As I rounded the corner on the broad turn east of Orfordville I could see that the summit of Mount Moosilauke was in the clouds, consistent with the mountain forecast. The NH summit forecast was for clouds, plummeting temperature, and hurricane-force winds, so I’d chosen instead to snowshoe the Al Merrill ski loop on the east side of Mount Moosilauke. It turned out to be an excellent choice – with plenty of untracked powder and not another soul in sight. Read on and be sure to check out the gallery for full-size images and more.
Dartmouth now keeps the Ravine Lodge access road plowed all winter, for emergency access to the new Lodge; even better, they created a hiker parking area only 0.75-miles below the Lodge and allow year-round access to that point. When I left the car at 8:30, there were high clouds and a good breeze, temps around 20. It would get colder, windier, and snowier throughout my hike.
I made good time up the plowed access road, which was covered in an inch of fresh unplowed powder. At the end of the road, I nodded to the slumbering Ravine Lodge and donned my snowshoes. The big question of the day was this: has anyone else hiked, snowshoed, or skied the Al Merrill Loop this winter? If the trail was unbroken, it would be hard, slow going.

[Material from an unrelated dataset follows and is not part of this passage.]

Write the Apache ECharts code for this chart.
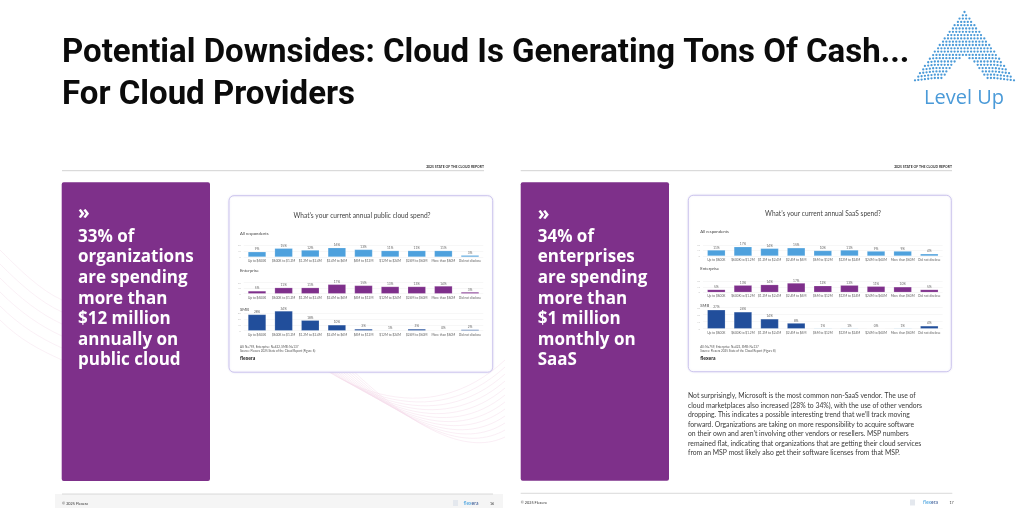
<!DOCTYPE html>
<html>
<head>
<meta charset="utf-8">
<script src="https://cdn.jsdelivr.net/npm/echarts@6.0.0/dist/echarts.min.js"></script>
<style>
html,body{margin:0;padding:0;background:#fff;}
#main{width:1024px;height:522px;}
</style>
</head>
<body>
<div id="main"></div>
<script>
// ---- data ----
const categories = ['Up to $600K', '$600K to $1.2M', '$1.2M to $2.4M', '$2.4M to $6M', '$6M to $12M', '$12M to $24M', '$24M to $60M', 'More than $60M', 'Did not disclose'];
const cloudAll = [9, 15, 12, 16, 13, 11, 11, 11, 3];
const cloudEnterprise = [5, 11, 11, 17, 15, 13, 13, 14, 3];
const cloudSMB = [28, 34, 18, 10, 3, 1, 3, 0, 2];
const saasAll = [11, 17, 14, 15, 10, 11, 9, 9, 4];
const saasEnterprise = [5, 13, 14, 17, 12, 13, 11, 10, 5];
const saasSMB = [27, 24, 14, 8, 1, 1, 0, 1, 4];

const titleLines = ['Potential Downsides: Cloud Is Generating Tons Of Cash...', 'For Cloud Providers'];
const leftCallout = ['33% of', 'organizations', 'are spending', 'more than', '$12 million', 'annually on', 'public cloud'];
const rightCallout = ['34% of', 'enterprises', 'are spending', 'more than', '$1 million', 'monthly on', 'SaaS'];
const paragraph = [
  'Not surprisingly, Microsoft is the most common non-SaaS vendor. The use of',
  'cloud marketplaces also increased (28% to 34%), with the use of other vendors',
  'dropping. This indicates a possible interesting trend that we\u2019ll track moving',
  'forward. Organizations are taking on more responsibility to acquire software',
  'on their own and aren\u2019t involving other vendors or resellers. MSP numbers',
  'remained flat, indicating that organizations that are getting their cloud services',
  'from an MSP most likely also get their software licenses from that MSP.'
];

// ---- styles ----
const C = {light: '#4ea1dd', lightPale: '#8fc2ea', purple: '#7e2f8b', dark: '#214e9b', box: '#7e308a', logo: '#4a9ad8'};
const FF = 'Lato, "Open Sans", sans-serif';

const panels = [
  {values: cloudAll, color: C.light, left: 243.7, top: 245.4, height: 11.6, max: 20},
  {values: cloudEnterprise, color: C.purple, left: 243.7, top: 282.7, height: 11, max: 20},
  {values: cloudSMB, color: C.dark, left: 243.7, top: 313.3, height: 17.4, max: 30},
  {values: saasAll, color: C.light, left: 703, top: 245.1, height: 10.9, max: 20},
  {values: saasEnterprise, color: C.purple, left: 703, top: 281.4, height: 10.9, max: 20},
  {values: saasSMB, color: C.dark, left: 703, top: 307.7, height: 21, max: 30}
];

const grid = [], xAxis = [], yAxis = [], series = [];
panels.forEach((p, i) => {
  grid.push({left: p.left, top: p.top, width: 239.6, height: p.height, outerBoundsMode: 'none', containLabel: false, z: 6});
  xAxis.push({
    type: 'category', gridIndex: i, data: categories, z: 6,
    axisLine: {show: false}, axisTick: {show: false},
    axisLabel: {interval: 0, fontSize: 3.2, color: '#666', margin: 2.5, fontFamily: FF}
  });
  yAxis.push({
    type: 'value', gridIndex: i, min: 0, max: p.max, interval: 10, z: 6,
    axisLine: {show: false}, axisTick: {show: false},
    axisLabel: {fontSize: 2.6, color: '#c4c4c4', margin: 3, fontFamily: FF},
    splitLine: {lineStyle: {color: '#efefef', width: 0.5}}
  });
  series.push({
    type: 'bar', xAxisIndex: i, yAxisIndex: i, barWidth: 18, clip: false, z: 8,
    data: p.values.map(v => ({value: v, itemStyle: (p.color === C.dark && v === 1) ? {color: C.lightPale} : undefined})),
    itemStyle: {color: p.color, borderColor: 'rgba(255,255,255,0.35)', borderWidth: 0.5},
    label: {show: true, position: 'top', distance: 1, fontSize: 3.2, color: '#666', fontFamily: FF, formatter: '{c}%'},
    silent: true, animation: false
  });
});

// ---- decoration graphics ----
const g = [];
function txt(x, y, text, o) {
  o = o || {};
  g.push({
    type: 'text', x: x, y: y, z: o.z || 10, silent: true,
    style: Object.assign({
      text: text, fill: o.fill || '#333',
      fontSize: o.size || 8, fontFamily: o.family || FF, fontWeight: o.weight || 'normal',
      align: o.align || 'left', textAlign: o.align || 'left',
      verticalAlign: o.va || 'middle', textVerticalAlign: o.va || 'middle',
      lineHeight: o.lh
    }, o.rich ? {rich: o.rich} : {})
  });
}
function rect(x, y, w, h, style, r, z) {
  g.push({type: 'rect', z: z || 1, silent: true, shape: {x: x, y: y, width: w, height: h, r: r || 0}, style: style});
}
function line(x1, y1, x2, y2, stroke, w, z) {
  g.push({type: 'line', z: z || 2, silent: true, shape: {x1: x1, y1: y1, x2: x2, y2: y2}, style: {stroke: stroke, lineWidth: w}});
}

// faint pink swooshes behind the left page
for (let k = 0; k < 12; k++) {
  g.push({type: 'bezierCurve', z: 0, silent: true,
    shape: {x1: 250 + k * 6, y1: 300 + k * 3, cpx1: 330 + k * 8, cpy1: 400 + k * 4, cpx2: 430 + k * 4, cpy2: 430 + k * 2, x2: 505, y2: 360 + k * 7},
    style: {stroke: '#f4dbe9', lineWidth: 0.6, fill: null, opacity: 0.8}});
}
for (let k = 0; k < 6; k++) {
  g.push({type: 'bezierCurve', z: 0, silent: true,
    shape: {x1: 0, y1: 250 + k * 14, cpx1: 20, cpy1: 270 + k * 14, cpx2: 40, cpy2: 290 + k * 12, x2: 62, y2: 300 + k * 12},
    style: {stroke: '#f4dbe9', lineWidth: 0.6, fill: null, opacity: 0.7}});
}

// title
txt(62, 54, titleLines[0], {size: 33, weight: 'bold', family: 'Roboto, sans-serif', fill: '#0b0b0b'});
txt(62, 96, titleLines[1], {size: 33, weight: 'bold', family: 'Roboto, sans-serif', fill: '#0b0b0b'});

// logo dots
for (let r = 0; r <= 20; r++) {
  const y = 12 + r * 3.3;
  const half = r * 2.5;
  const n = Math.floor((2 * half) / 3.3);
  const notch = y > 53 ? (y - 53) * 0.85 : -1;
  for (let k = 0; k <= n; k++) {
    const x = 964.5 - (n * 3.3) / 2 + k * 3.3;
    if (Math.abs(x - 964.5) < notch) continue;
    const drop = Math.max(0, Math.abs(x - 964.5) - 30) * 0.12;
    g.push({type: 'circle', z: 5, silent: true, shape: {cx: x, cy: y + drop, r: 1.15}, style: {fill: C.logo}});
  }
}
txt(964, 98, 'Level Up', {size: 20, fill: C.logo, align: 'center', family: '"Open Sans", Lato, sans-serif'});

// ---- left page ----
line(62, 170.7, 484, 170.7, '#d2d2d2', 1);
txt(484, 166.7, '2025 STATE OF THE CLOUD REPORT', {size: 3.4, weight: 'bold', align: 'right', fill: '#333'});
rect(61.7, 182.3, 148.3, 298.7, {fill: C.box}, 2, 3);
txt(78, 213.5, '\u00bb', {size: 19, weight: 'bold', fill: '#fff', family: '"Open Sans", sans-serif'});
txt(78, 226.6, leftCallout.join('\n'), {size: 17, weight: 'bold', fill: '#fff', va: 'top', lh: 20.6, family: '"Open Sans", sans-serif'});
rect(229, 195.7, 263.7, 176.5, {fill: '#fff', stroke: '#cdc6ee', lineWidth: 1, shadowBlur: 2, shadowColor: 'rgba(120,100,200,0.15)'}, 5, 1);
txt(362, 215.7, 'What\u2019s your current annual public cloud spend?', {size: 6.6, fill: '#444', align: 'center'});
txt(240, 233.3, 'All respondents', {size: 4.2, fill: '#444'});
txt(240, 271, 'Enterprise', {size: 4.2, fill: '#444'});
txt(240, 309.5, 'SMB', {size: 4.2, fill: '#444'});
txt(240, 346.8, 'All: N=759, Enterprise: N=422, SMB: N=137', {size: 3, fill: '#555'});
txt(240, 350.8, 'Source: Flexera 2025 State of the Cloud Report (Figure 6)', {size: 3, fill: '#555'});
txt(240, 358.3, 'flexera', {size: 5, weight: 'bold', fill: '#222'});
rect(55, 494, 448, 14, {fill: '#f5f5f5'}, 0, 1);
line(62, 494, 493, 494, '#d0d0d0', 0.8);
txt(62, 503.7, '\u00a9 2025 Flexera', {size: 3.8, fill: '#333'});
rect(453, 500, 5, 6, {fill: '#e4e8ee'}, 0, 3);
txt(463.5, 503.4, '{a|flex}{b|era}', {size: 5, rich: {a: {fill: '#4aa3df', fontSize: 5, fontFamily: FF}, b: {fill: '#2d4f8e', fontSize: 5, fontFamily: FF}}});
txt(490, 503.7, '16', {size: 3.6, fill: '#333'});

// ---- right page ----
line(520.7, 170.7, 952, 170.7, '#d2d2d2', 1);
txt(952, 166.7, '2025 STATE OF THE CLOUD REPORT', {size: 3.4, weight: 'bold', align: 'right', fill: '#333'});
rect(520.7, 182.3, 148.3, 298.4, {fill: C.box}, 2, 3);
txt(537.7, 214.5, '\u00bb', {size: 19, weight: 'bold', fill: '#fff', family: '"Open Sans", sans-serif'});
txt(537.7, 226.6, rightCallout.join('\n'), {size: 17, weight: 'bold', fill: '#fff', va: 'top', lh: 20.6, family: '"Open Sans", sans-serif'});
rect(688.3, 195.3, 263, 176.4, {fill: '#fff', stroke: '#cdc6ee', lineWidth: 1, shadowBlur: 2, shadowColor: 'rgba(120,100,200,0.15)'}, 5, 1);
txt(823, 214.2, 'What\u2019s your current annual SaaS spend?', {size: 6.6, fill: '#444', align: 'center'});
txt(700.3, 231.7, 'All respondents', {size: 4.2, fill: '#444'});
txt(700.3, 269, 'Enterprise', {size: 4.2, fill: '#444'});
txt(700.3, 305.2, 'SMB', {size: 4.2, fill: '#444'});
txt(700.3, 347.5, 'All: N=759, Enterprise: N=422, SMB: N=137', {size: 3, fill: '#555'});
txt(700.3, 351.5, 'Source: Flexera 2025 State of the Cloud Report (Figure 8)', {size: 3, fill: '#555'});
txt(700.3, 358.7, 'flexera', {size: 5, weight: 'bold', fill: '#222'});
txt(688, 391, paragraph.join('\n'), {size: 6.8, fill: '#3a3a3a', va: 'top', lh: 9.55});
line(520.7, 493.3, 952.3, 493.3, '#d0d0d0', 0.8);
txt(520.7, 502.7, '\u00a9 2025 Flexera', {size: 3.8, fill: '#333'});
rect(910, 499.5, 5, 6, {fill: '#e4e8ee'}, 0, 3);
txt(923, 502.6, '{a|flex}{b|era}', {size: 5, rich: {a: {fill: '#4aa3df', fontSize: 5, fontFamily: FF}, b: {fill: '#2d4f8e', fontSize: 5, fontFamily: FF}}});
txt(949.5, 502.7, '17', {size: 3.6, fill: '#333'});

const chart = echarts.init(document.getElementById('main'), null, {renderer: 'canvas'});
chart.setOption({
  backgroundColor: '#fff',
  animation: false,
  textStyle: {fontFamily: FF},
  grid: grid, xAxis: xAxis, yAxis: yAxis, series: series,
  graphic: {elements: g}
});
</script>
</body>
</html>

The trail appeared to be unbroken. On more careful study, however, there was a slight ripple in the snow, an ever-so-faint shadow of tracks. Yes! Someone had snowshoed or skied this trail in the past month, perhaps as recently as a week or two ago; subsequent wind and fresh snow had filled in the tracks and smoothed over the surface. With care, I was able to walk on the established trail, a hidden “monorail” as NH hikers like to call it, and make good time. My snowshoes waded easily through 1-2″ of fresh powder above this packed trail, but whenever I lost it – or stepped aside to avoid an overhanging branch – I sank deeply into the snowpack despite my snowshoes.
Last week there was a warm spell (and here at home a bit of rain), creating an icy crust over the snowpack. Up at this elevation, I could detect a layer of crunchy (not quite crusty) snow about 4″ below the surface, and another two feet of soft powder below that… and another hard base of who-knows depth below that. Good skiing conditions! I may need to return.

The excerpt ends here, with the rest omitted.